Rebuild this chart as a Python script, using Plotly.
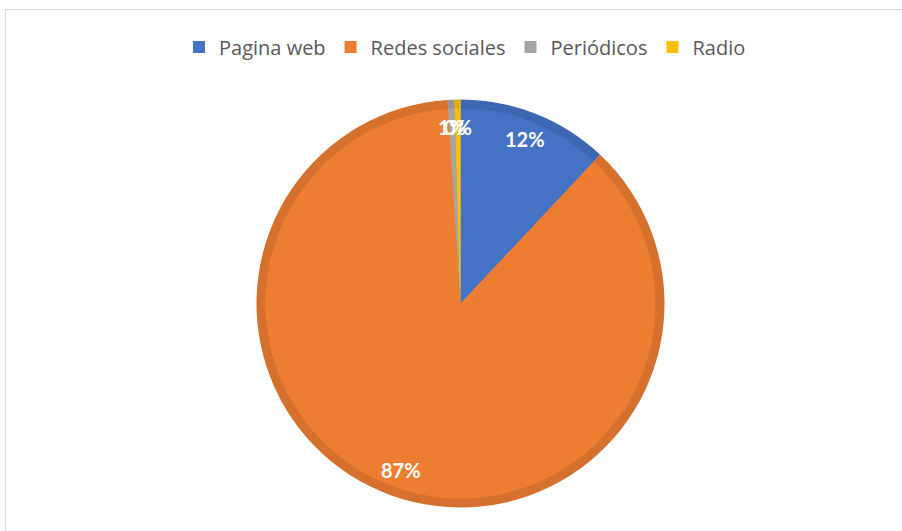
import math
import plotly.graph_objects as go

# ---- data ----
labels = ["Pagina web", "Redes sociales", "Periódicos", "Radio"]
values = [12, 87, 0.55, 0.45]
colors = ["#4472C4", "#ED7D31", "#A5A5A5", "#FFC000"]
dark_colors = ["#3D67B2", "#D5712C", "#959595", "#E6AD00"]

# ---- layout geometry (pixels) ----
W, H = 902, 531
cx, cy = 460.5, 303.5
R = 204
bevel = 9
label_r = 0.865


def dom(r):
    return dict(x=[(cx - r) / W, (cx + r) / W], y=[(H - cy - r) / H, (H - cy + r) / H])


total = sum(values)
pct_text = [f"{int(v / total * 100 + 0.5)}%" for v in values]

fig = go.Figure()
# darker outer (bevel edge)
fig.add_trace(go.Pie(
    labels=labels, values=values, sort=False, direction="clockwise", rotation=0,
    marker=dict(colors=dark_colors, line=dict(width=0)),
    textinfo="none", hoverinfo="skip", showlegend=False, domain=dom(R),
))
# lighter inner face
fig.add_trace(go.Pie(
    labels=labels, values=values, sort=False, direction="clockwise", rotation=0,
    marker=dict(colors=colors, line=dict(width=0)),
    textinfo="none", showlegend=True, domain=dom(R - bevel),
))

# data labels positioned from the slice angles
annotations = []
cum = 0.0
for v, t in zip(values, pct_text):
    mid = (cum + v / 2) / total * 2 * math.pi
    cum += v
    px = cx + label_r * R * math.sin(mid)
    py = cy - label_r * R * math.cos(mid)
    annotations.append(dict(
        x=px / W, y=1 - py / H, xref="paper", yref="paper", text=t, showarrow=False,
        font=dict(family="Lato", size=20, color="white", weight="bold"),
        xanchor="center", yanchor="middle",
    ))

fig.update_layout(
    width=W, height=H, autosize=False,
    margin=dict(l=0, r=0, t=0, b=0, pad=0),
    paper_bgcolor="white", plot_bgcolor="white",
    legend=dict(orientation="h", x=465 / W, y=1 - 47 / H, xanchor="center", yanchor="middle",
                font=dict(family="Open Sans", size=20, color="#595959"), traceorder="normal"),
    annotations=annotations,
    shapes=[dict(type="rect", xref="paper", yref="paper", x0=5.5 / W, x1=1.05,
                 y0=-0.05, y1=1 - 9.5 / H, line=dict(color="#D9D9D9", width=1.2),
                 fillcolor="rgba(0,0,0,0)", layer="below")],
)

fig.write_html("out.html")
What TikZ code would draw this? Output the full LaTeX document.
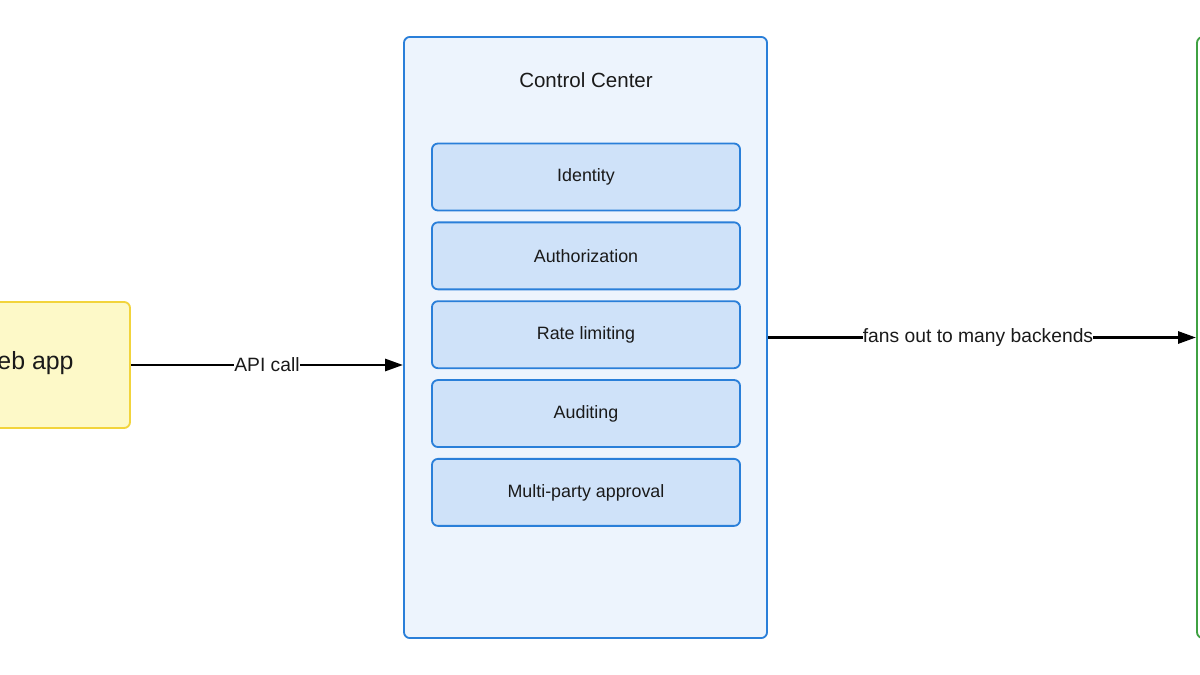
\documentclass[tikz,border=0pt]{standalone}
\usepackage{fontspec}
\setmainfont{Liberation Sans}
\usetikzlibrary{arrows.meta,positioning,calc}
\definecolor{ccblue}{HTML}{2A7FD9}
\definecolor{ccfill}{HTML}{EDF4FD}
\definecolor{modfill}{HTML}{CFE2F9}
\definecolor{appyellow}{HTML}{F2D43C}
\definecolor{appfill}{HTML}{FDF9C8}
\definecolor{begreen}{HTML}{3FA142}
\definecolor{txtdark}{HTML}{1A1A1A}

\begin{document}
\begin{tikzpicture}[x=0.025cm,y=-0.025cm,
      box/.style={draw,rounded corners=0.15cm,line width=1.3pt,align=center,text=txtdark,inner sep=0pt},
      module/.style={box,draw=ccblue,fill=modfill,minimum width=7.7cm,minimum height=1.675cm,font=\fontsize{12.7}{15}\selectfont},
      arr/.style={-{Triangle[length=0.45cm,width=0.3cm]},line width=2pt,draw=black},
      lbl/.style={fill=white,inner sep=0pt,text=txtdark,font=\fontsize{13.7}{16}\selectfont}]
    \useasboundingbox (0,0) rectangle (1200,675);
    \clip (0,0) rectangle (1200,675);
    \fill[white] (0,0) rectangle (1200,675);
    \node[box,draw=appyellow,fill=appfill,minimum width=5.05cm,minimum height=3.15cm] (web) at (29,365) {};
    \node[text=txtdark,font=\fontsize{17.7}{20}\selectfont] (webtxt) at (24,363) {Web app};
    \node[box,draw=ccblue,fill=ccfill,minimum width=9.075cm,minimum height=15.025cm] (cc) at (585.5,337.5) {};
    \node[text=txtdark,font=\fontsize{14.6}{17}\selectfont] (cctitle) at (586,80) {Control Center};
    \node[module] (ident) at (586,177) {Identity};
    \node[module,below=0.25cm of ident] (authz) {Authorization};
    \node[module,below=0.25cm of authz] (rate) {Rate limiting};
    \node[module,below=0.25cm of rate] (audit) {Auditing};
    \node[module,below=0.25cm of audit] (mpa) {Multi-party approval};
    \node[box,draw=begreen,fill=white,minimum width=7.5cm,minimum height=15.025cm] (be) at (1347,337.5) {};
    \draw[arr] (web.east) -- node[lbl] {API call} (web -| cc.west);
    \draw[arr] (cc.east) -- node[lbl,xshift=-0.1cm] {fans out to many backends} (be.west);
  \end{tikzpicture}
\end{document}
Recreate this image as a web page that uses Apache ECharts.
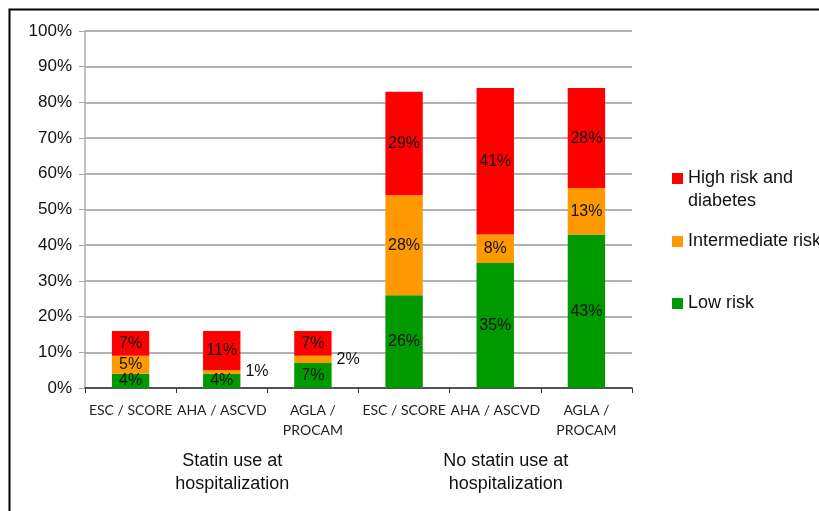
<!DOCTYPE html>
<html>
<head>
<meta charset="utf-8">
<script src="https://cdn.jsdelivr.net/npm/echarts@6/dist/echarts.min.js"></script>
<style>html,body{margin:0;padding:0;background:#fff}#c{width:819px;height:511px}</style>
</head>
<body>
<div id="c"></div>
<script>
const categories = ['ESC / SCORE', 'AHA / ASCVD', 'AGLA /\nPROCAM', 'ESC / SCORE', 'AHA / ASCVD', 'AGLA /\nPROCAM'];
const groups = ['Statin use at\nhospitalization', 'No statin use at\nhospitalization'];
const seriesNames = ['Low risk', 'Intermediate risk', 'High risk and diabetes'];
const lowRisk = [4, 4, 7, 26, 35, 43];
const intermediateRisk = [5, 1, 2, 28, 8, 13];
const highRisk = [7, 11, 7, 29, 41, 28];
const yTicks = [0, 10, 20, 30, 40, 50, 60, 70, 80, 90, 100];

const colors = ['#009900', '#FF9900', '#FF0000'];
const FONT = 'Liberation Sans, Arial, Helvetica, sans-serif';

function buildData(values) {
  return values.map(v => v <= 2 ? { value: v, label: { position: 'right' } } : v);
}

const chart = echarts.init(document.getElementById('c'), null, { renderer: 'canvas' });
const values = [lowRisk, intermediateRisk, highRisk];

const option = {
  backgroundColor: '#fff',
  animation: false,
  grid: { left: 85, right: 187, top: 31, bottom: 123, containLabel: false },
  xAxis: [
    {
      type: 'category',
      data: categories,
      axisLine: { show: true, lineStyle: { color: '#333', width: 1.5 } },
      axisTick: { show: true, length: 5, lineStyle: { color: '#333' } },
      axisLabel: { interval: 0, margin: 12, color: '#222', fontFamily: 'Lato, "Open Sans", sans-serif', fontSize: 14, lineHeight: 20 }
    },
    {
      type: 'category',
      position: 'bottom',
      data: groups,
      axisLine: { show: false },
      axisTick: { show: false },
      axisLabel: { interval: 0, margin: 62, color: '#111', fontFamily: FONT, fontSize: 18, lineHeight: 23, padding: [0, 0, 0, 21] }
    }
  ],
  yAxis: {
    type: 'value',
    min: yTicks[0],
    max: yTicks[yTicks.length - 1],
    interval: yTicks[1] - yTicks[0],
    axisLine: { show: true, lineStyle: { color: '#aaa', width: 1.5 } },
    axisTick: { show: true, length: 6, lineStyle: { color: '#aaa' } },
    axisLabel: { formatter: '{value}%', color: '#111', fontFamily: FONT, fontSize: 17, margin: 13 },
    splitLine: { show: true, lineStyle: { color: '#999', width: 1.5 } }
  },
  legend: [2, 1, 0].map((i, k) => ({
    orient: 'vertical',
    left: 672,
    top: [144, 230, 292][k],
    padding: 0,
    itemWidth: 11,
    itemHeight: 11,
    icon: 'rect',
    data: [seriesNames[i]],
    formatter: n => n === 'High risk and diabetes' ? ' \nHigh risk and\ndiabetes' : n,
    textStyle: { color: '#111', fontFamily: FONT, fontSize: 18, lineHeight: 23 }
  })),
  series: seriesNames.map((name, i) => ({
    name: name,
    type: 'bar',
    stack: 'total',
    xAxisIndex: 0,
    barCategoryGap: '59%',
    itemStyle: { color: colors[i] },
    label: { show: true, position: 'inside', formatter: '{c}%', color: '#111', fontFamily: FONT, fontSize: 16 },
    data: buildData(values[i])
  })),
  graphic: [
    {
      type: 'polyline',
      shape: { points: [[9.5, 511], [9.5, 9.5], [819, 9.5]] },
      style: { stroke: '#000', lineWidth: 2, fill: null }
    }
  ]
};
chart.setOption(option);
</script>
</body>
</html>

----

TASK TO CARRY OUT
Output exactly the span of lines from the top of the listing through the line holding "import plotly.graph_objects as go", and leave every picture out.

RESPONSE TO THIS TASK
Rebuild this chart as a Python script, using Plotly.
import math
import plotly.graph_objects as go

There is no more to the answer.